I ask the attendant what I can do and she says "go find a cash machine." Meanwhile I have already missed 1 train. I go downstairs and since there are no Chases around, I go to a convenience store to use their ATM. Of course whenever I am at an ATM I am always getting $40 or $60 out. I thought well I owe my brother some money so I'll get $100. After I send it through I realize that 30 subway passes are $104 and I didn't have enough. Then I had to do another transaction. Since it wasn't a Chase ATM I got charged $1.50 TWICE for using the machine!

Then when I went back to the subway stop the machines were taking cards again! C'MON!


AMMENDMENT!

Chase also charges you $2 for a non-chase ATM withdrawal. +$4. Unbelievable.

Friday, April 8, 2011

mother fucking snakes on the mother fucking sidewalk

This morning on my commute I was waking behind a woman who had snake skin patterned tights on. Soak it in. I suppose this could be in lieu of the newly recaptured bronx zoo cobra, but not likely. People don't want to see your stumpy legs looking like two pythons sticking out from your dress. PLUS it's winter, so my guess is that you could have gone sans the tights and shown off your scaley dry legs to get the same effect. New York, you are the fashion capital, how did you allow this to happen?!

Monday, April 4, 2011

you hit me in the face

People always complain about how rude new yorkers are, however, recently I have heard from first time visitors that they were surprised how nice people were. I was thinking maybe there was something to that then I got hit in the face. Not with a fist. With a bag full overly-priced crap.
My point is don't hit me in the face with bags full of overly-priced crap, or, just don't hit me in the face.

Friday, April 1, 2011

rainin on mah parade

So I tend to bitch about rain a lot, not here, in general. However, when it rains in The City everyone walks slower, like their umbrellas are having a resistance battle with the wind, which doesn't actually exist. WHY NEW YORK?! You are fast, stay fast.

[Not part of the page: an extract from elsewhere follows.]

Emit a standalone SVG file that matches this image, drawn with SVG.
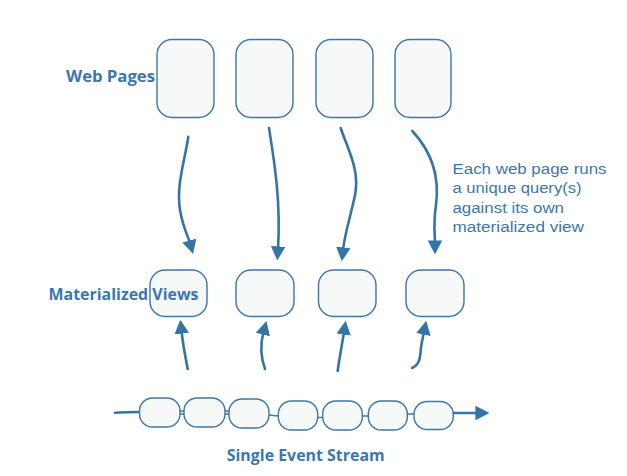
<svg xmlns="http://www.w3.org/2000/svg" width="627" height="476" viewBox="0 0 627 476">
<style>
.box{fill:#f7f9f9;stroke:#3c76ab;stroke-width:1.4}
.lbl{fill:#3a77b0;font-family:"Open Sans","Liberation Sans",sans-serif;font-weight:bold;font-size:15.5px}
.note{fill:#3a77b0;font-family:"Liberation Sans","Open Sans",sans-serif;font-size:15.5px}
.con{fill:none;stroke:#3574a8;stroke-width:2.6;stroke-linecap:round}
.link{fill:none;stroke:#3c76ab;stroke-width:1.6}
</style>
<defs>
<marker id="ah" markerWidth="5.4" markerHeight="5.6" refX="1" refY="2.8" orient="auto" markerUnits="strokeWidth">
<path d="M0,0 L5.4,2.8 L0,5.6 Z" fill="#3574a8"/>
</marker>
</defs>
<rect width="627" height="476" fill="#ffffff"/>
<g id="web-pages">
<g id="wp1"><rect class="box" x="157" y="39.5" width="57" height="78" rx="15"/></g>
<g id="wp2"><rect class="box" x="236" y="39.5" width="57" height="78" rx="15"/></g>
<g id="wp3"><rect class="box" x="316" y="39.5" width="57" height="78" rx="15"/></g>
<g id="wp4"><rect class="box" x="395" y="39.5" width="56" height="78" rx="15"/></g>
</g>
<g id="materialized-views">
<g id="mv1"><rect class="box" x="150" y="270" width="57" height="46.5" rx="15"/></g>
<g id="mv2"><rect class="box" x="236" y="270" width="58" height="46.5" rx="15"/></g>
<g id="mv3"><rect class="box" x="318.5" y="270" width="57.5" height="46.5" rx="15"/></g>
<g id="mv4"><rect class="box" x="406" y="270" width="58" height="46.5" rx="15"/></g>
</g>
<g id="connectors">
<path class="con" marker-end="url(#ah)" d="M188.3,136.7 C185,160 176,185 180,210 C183,228 188,236 190,243"/>
<path class="con" marker-end="url(#ah)" d="M269,128 C274,160 281,200 278,249"/>
<path class="con" marker-end="url(#ah)" d="M340.7,128 C348,150 360,170 355,195 C351,215 345,232 343,250"/>
<path class="con" marker-end="url(#ah)" d="M412.3,131 C430,150 440,175 436,205 C433,225 435,235 435,243"/>
<path class="con" marker-end="url(#ah)" d="M187.7,369 C185,355 183,345 181.5,331"/>
<path class="con" marker-end="url(#ah)" d="M265,369 C261,358 260,345 263.5,332"/>
<path class="con" marker-end="url(#ah)" d="M337.7,371 C339,360 342,345 344,332"/>
<path class="con" marker-end="url(#ah)" d="M412,368 C421,364 420,355 421,348 C422,340 423,337 424,332"/>
<path class="con" marker-end="url(#ah)" d="M115,412.7 C125,412 132,412 139,412 M453,413 L478,413"/>
<path class="link" d="M180,411 L184,411 M180,414 L184,414 M225,411 L229,411 M225,414 L229,414 M269,415 L278,416 M317.7,417.5 L322.7,417.5 M362.3,416 L368.3,416 M407.3,414 L414,414"/>
</g>
<g id="event-stream">
<rect class="box" x="139.5" y="398" width="40.5" height="29" rx="13"/>
<rect class="box" x="184" y="398" width="41" height="29" rx="13"/>
<rect class="box" x="229" y="399" width="40" height="29" rx="13"/>
<rect class="box" x="278.3" y="401" width="39.4" height="29" rx="13"/>
<rect class="box" x="322.7" y="401" width="39.6" height="29" rx="13"/>
<rect class="box" x="368.3" y="401" width="39" height="29" rx="13"/>
<rect class="box" x="414" y="401.5" width="39.3" height="28" rx="13"/>
</g>
<g id="labels">
<text class="lbl" x="66" y="81.5" textLength="89" lengthAdjust="spacingAndGlyphs">Web Pages</text>
<text class="lbl" x="48.5" y="300" textLength="150" lengthAdjust="spacingAndGlyphs">Materialized Views</text>
<text class="lbl" x="226.7" y="461" textLength="158" lengthAdjust="spacingAndGlyphs">Single Event Stream</text>
<text class="note" x="452.5" y="173.5" textLength="154" lengthAdjust="spacingAndGlyphs">Each web page runs</text>
<text class="note" x="452.5" y="193" textLength="129" lengthAdjust="spacingAndGlyphs">a unique query(s)</text>
<text class="note" x="452.5" y="212.5" textLength="111.5" lengthAdjust="spacingAndGlyphs">against its own</text>
<text class="note" x="452.5" y="232" textLength="131.5" lengthAdjust="spacingAndGlyphs">materialized view</text>
</g>
</svg>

Also, Im having trouble finding ice tea that doesn't have shit in it. At lunch after staring at the drink section for about ten minutes trying to find this I grabbed a Tazo Organic Iced Black tea. I got back to work popped it open AND ITS SWEETENED. Then i look at the bottle at in the smallest type size ever it says "lightly sweetened." This is a sick joke, New York and I don't find it funny.

Tuesday, March 29, 2011

I finally get to sit down on the subway

It's unfair that we have to make decisions like where to sit on the subway first thing in the morning. Most often there are no seats by the time the train gets to my stop. But this A.M. there it was, the glorious open seat on the B. But the second I sat down my brain caught up. It told me about the stickyness below my seat, not like something had been dropped on the floor but rather like a liquid had spillith over from the seat. And it noticed the faint smell of bum, which didn't appear to be emanating from anyone around me (people were looking pretty normal this morning, it was strange). And it tried to remember if it saw anything wet on the seat before I sat down, but couldn't remember. But since on the commuter subway a seat is like getting a mansion for free, I hunkered down and rode that train, telling myself someone spilt their soda last night. But that doesn't mean I won't smell like a bum's piss for the rest of the day...

Monday, March 28, 2011

you don't have the things that I want

Usually you have everything that I want. You have great museums, lots of people, work, bars, expensive apartments, you know just about what I need to get by. However, today is one of my favorite holidays which I am unable to celebrate.
Today is Oberon Day, 2011.
NYC, if you get Oberon (a delicious summer beer from Bell's Brewery in Kalamazoo, MI), then we will cease fighting while I am drinking it.

Sunday, March 27, 2011

your weekend train service doesn't make any sense

We just waited 40 minutes for a train that doesn't exist because your service change notification (aka bullshit) signs don't mention that the replacement train doesn't run on its regular track late at night!
It's very late. I want Dunkin'. You suck.

Friday, March 25, 2011

you're just too pretty.

Being surrounded by beautiful people is intimidating and makes me self conscious, New York.

And if you're not beautiful, I think it's safe to assume you are a tourist.

Thursday, March 24, 2011

because it's snowing in late March!!!

Remember last week when it was 70 degrees and sunny and I was dreaming of taking out my summer clothes and putting away my coats? What happened to that? This morning I put on my down coat once again and felt a level of loathing which can only be felt towards something completely uncontrollable.
I was told before moving here that the winters are gross and long, but this is just ridiculous. The blizzard was bad, but at least it took place in WINTER.
Seriously, New York, we need spring now or we're all going to lose it.